▸ **What is asked**:
Omit every picture and output the rest of the records exactly as they are.

▸ **Data to process**:
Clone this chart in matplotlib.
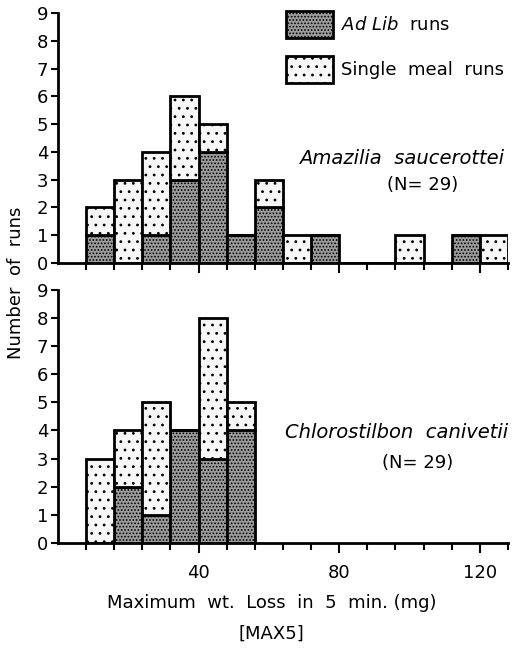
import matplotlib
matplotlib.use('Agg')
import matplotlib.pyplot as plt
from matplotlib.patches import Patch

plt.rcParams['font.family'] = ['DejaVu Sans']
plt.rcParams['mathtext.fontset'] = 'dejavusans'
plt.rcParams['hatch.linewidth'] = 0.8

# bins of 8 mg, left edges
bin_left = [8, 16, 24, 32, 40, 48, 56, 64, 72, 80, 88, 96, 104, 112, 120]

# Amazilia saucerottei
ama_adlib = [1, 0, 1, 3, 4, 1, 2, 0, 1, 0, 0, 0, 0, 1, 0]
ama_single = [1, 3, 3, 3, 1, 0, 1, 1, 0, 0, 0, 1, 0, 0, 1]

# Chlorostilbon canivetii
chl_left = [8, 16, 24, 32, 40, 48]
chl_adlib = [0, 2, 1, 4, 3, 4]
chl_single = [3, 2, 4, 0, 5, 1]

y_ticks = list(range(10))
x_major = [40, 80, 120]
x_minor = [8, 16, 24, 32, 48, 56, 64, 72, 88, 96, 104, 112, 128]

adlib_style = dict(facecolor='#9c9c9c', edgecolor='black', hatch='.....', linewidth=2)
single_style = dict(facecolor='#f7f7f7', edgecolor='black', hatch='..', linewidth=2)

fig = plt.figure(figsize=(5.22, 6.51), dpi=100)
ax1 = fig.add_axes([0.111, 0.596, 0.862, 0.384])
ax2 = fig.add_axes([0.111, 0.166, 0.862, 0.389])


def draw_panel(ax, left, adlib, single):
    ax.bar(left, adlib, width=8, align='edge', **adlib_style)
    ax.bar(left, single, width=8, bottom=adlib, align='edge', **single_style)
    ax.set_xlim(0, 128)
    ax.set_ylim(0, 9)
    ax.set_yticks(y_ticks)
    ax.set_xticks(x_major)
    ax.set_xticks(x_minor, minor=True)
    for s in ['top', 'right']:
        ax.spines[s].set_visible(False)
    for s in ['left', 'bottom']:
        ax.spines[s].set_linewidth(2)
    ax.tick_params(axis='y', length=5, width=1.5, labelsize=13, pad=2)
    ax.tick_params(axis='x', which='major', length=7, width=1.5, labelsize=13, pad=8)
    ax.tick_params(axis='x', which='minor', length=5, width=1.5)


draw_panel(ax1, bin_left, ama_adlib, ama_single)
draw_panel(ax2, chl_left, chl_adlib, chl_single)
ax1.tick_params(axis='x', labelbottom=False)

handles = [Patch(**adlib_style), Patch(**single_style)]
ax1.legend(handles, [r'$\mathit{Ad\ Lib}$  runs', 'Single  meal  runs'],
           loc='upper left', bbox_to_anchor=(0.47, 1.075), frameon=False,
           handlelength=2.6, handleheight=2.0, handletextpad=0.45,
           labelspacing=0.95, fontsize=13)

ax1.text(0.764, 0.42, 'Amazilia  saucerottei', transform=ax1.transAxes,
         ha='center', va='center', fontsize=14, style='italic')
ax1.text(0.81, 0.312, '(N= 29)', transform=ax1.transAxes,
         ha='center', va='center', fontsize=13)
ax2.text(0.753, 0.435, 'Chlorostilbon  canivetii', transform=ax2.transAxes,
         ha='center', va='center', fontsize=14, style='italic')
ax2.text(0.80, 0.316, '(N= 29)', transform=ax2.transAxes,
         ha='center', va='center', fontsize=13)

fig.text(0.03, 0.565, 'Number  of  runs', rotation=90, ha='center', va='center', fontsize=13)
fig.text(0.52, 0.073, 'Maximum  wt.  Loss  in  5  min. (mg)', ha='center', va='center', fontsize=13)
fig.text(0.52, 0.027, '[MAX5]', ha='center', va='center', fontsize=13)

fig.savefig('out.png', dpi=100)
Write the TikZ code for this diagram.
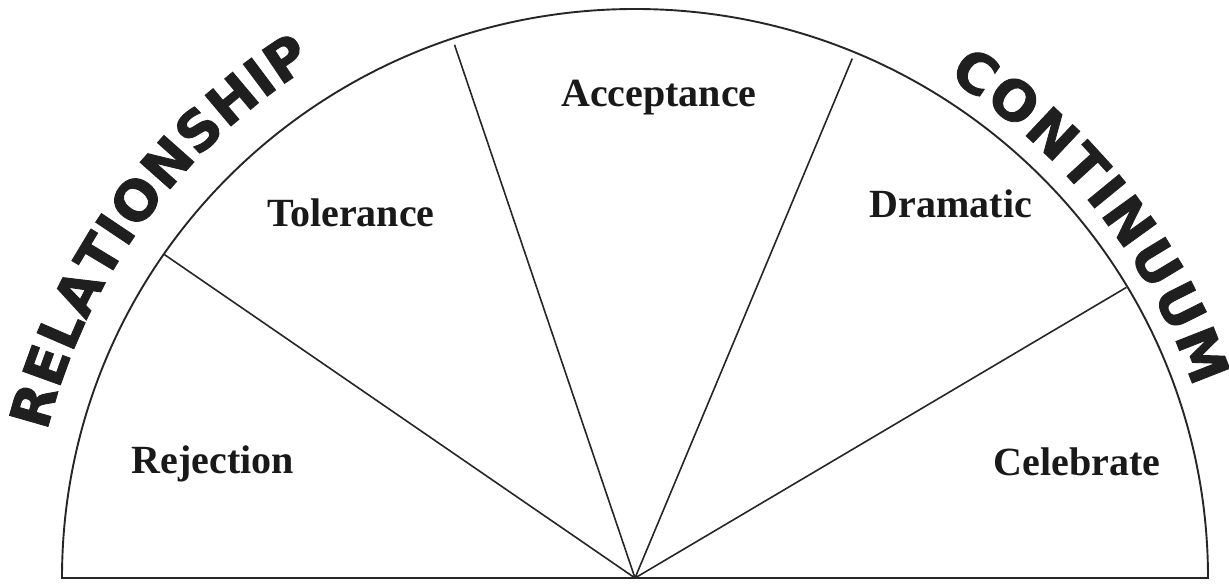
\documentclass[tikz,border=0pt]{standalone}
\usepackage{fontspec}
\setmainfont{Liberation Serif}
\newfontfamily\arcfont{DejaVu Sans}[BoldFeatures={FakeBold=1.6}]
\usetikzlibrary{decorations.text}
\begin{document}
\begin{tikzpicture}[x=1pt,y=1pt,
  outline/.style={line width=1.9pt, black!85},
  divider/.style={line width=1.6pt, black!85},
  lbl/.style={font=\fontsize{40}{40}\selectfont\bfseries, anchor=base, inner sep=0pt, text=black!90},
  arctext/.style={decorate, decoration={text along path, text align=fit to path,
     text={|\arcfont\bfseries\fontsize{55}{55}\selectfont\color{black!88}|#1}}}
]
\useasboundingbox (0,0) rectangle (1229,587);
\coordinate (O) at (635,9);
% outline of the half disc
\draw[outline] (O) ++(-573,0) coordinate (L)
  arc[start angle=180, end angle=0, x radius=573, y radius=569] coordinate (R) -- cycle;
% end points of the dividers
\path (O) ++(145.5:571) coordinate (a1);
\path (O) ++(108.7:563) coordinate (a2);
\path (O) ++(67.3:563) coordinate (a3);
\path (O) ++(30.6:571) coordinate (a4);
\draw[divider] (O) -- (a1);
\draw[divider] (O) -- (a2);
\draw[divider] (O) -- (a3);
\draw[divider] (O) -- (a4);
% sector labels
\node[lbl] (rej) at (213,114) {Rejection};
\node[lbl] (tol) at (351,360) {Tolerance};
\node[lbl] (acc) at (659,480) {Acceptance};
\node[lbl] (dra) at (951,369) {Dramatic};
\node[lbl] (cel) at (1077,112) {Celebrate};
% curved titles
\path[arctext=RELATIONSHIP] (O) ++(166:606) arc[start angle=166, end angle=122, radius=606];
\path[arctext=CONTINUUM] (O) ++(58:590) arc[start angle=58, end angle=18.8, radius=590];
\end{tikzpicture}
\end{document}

▸ **Solution to the problem**:
Clone this chart in matplotlib.
import matplotlib
matplotlib.use('Agg')
import matplotlib.pyplot as plt
from matplotlib.patches import Patch

plt.rcParams['font.family'] = ['DejaVu Sans']
plt.rcParams['mathtext.fontset'] = 'dejavusans'
plt.rcParams['hatch.linewidth'] = 0.8

# bins of 8 mg, left edges
bin_left = [8, 16, 24, 32, 40, 48, 56, 64, 72, 80, 88, 96, 104, 112, 120]

# Amazilia saucerottei
ama_adlib = [1, 0, 1, 3, 4, 1, 2, 0, 1, 0, 0, 0, 0, 1, 0]
ama_single = [1, 3, 3, 3, 1, 0, 1, 1, 0, 0, 0, 1, 0, 0, 1]

# Chlorostilbon canivetii
chl_left = [8, 16, 24, 32, 40, 48]
chl_adlib = [0, 2, 1, 4, 3, 4]
chl_single = [3, 2, 4, 0, 5, 1]

y_ticks = list(range(10))
x_major = [40, 80, 120]
x_minor = [8, 16, 24, 32, 48, 56, 64, 72, 88, 96, 104, 112, 128]

adlib_style = dict(facecolor='#9c9c9c', edgecolor='black', hatch='.....', linewidth=2)
single_style = dict(facecolor='#f7f7f7', edgecolor='black', hatch='..', linewidth=2)

fig = plt.figure(figsize=(5.22, 6.51), dpi=100)
ax1 = fig.add_axes([0.111, 0.596, 0.862, 0.384])
ax2 = fig.add_axes([0.111, 0.166, 0.862, 0.389])


def draw_panel(ax, left, adlib, single):
    ax.bar(left, adlib, width=8, align='edge', **adlib_style)
    ax.bar(left, single, width=8, bottom=adlib, align='edge', **single_style)
    ax.set_xlim(0, 128)
    ax.set_ylim(0, 9)
    ax.set_yticks(y_ticks)
    ax.set_xticks(x_major)
    ax.set_xticks(x_minor, minor=True)
    for s in ['top', 'right']:
        ax.spines[s].set_visible(False)
    for s in ['left', 'bottom']:
        ax.spines[s].set_linewidth(2)
    ax.tick_params(axis='y', length=5, width=1.5, labelsize=13, pad=2)
    ax.tick_params(axis='x', which='major', length=7, width=1.5, labelsize=13, pad=8)
    ax.tick_params(axis='x', which='minor', length=5, width=1.5)


draw_panel(ax1, bin_left, ama_adlib, ama_single)
draw_panel(ax2, chl_left, chl_adlib, chl_single)
ax1.tick_params(axis='x', labelbottom=False)

handles = [Patch(**adlib_style), Patch(**single_style)]
ax1.legend(handles, [r'$\mathit{Ad\ Lib}$  runs', 'Single  meal  runs'],
           loc='upper left', bbox_to_anchor=(0.47, 1.075), frameon=False,
           handlelength=2.6, handleheight=2.0, handletextpad=0.45,
           labelspacing=0.95, fontsize=13)

ax1.text(0.764, 0.42, 'Amazilia  saucerottei', transform=ax1.transAxes,
         ha='center', va='center', fontsize=14, style='italic')
ax1.text(0.81, 0.312, '(N= 29)', transform=ax1.transAxes,
         ha='center', va='center', fontsize=13)
ax2.text(0.753, 0.435, 'Chlorostilbon  canivetii', transform=ax2.transAxes,
         ha='center', va='center', fontsize=14, style='italic')
ax2.text(0.80, 0.316, '(N= 29)', transform=ax2.transAxes,
         ha='center', va='center', fontsize=13)

fig.text(0.03, 0.565, 'Number  of  runs', rotation=90, ha='center', va='center', fontsize=13)
fig.text(0.52, 0.073, 'Maximum  wt.  Loss  in  5  min. (mg)', ha='center', va='center', fontsize=13)
fig.text(0.52, 0.027, '[MAX5]', ha='center', va='center', fontsize=13)

fig.savefig('out.png', dpi=100)
Write the TikZ code for this diagram.
\documentclass[tikz,border=0pt]{standalone}
\usepackage{fontspec}
\setmainfont{Liberation Serif}
\newfontfamily\arcfont{DejaVu Sans}[BoldFeatures={FakeBold=1.6}]
\usetikzlibrary{decorations.text}
\begin{document}
\begin{tikzpicture}[x=1pt,y=1pt,
  outline/.style={line width=1.9pt, black!85},
  divider/.style={line width=1.6pt, black!85},
  lbl/.style={font=\fontsize{40}{40}\selectfont\bfseries, anchor=base, inner sep=0pt, text=black!90},
  arctext/.style={decorate, decoration={text along path, text align=fit to path,
     text={|\arcfont\bfseries\fontsize{55}{55}\selectfont\color{black!88}|#1}}}
]
\useasboundingbox (0,0) rectangle (1229,587);
\coordinate (O) at (635,9);
% outline of the half disc
\draw[outline] (O) ++(-573,0) coordinate (L)
  arc[start angle=180, end angle=0, x radius=573, y radius=569] coordinate (R) -- cycle;
% end points of the dividers
\path (O) ++(145.5:571) coordinate (a1);
\path (O) ++(108.7:563) coordinate (a2);
\path (O) ++(67.3:563) coordinate (a3);
\path (O) ++(30.6:571) coordinate (a4);
\draw[divider] (O) -- (a1);
\draw[divider] (O) -- (a2);
\draw[divider] (O) -- (a3);
\draw[divider] (O) -- (a4);
% sector labels
\node[lbl] (rej) at (213,114) {Rejection};
\node[lbl] (tol) at (351,360) {Tolerance};
\node[lbl] (acc) at (659,480) {Acceptance};
\node[lbl] (dra) at (951,369) {Dramatic};
\node[lbl] (cel) at (1077,112) {Celebrate};
% curved titles
\path[arctext=RELATIONSHIP] (O) ++(166:606) arc[start angle=166, end angle=122, radius=606];
\path[arctext=CONTINUUM] (O) ++(58:590) arc[start angle=58, end angle=18.8, radius=590];
\end{tikzpicture}
\end{document}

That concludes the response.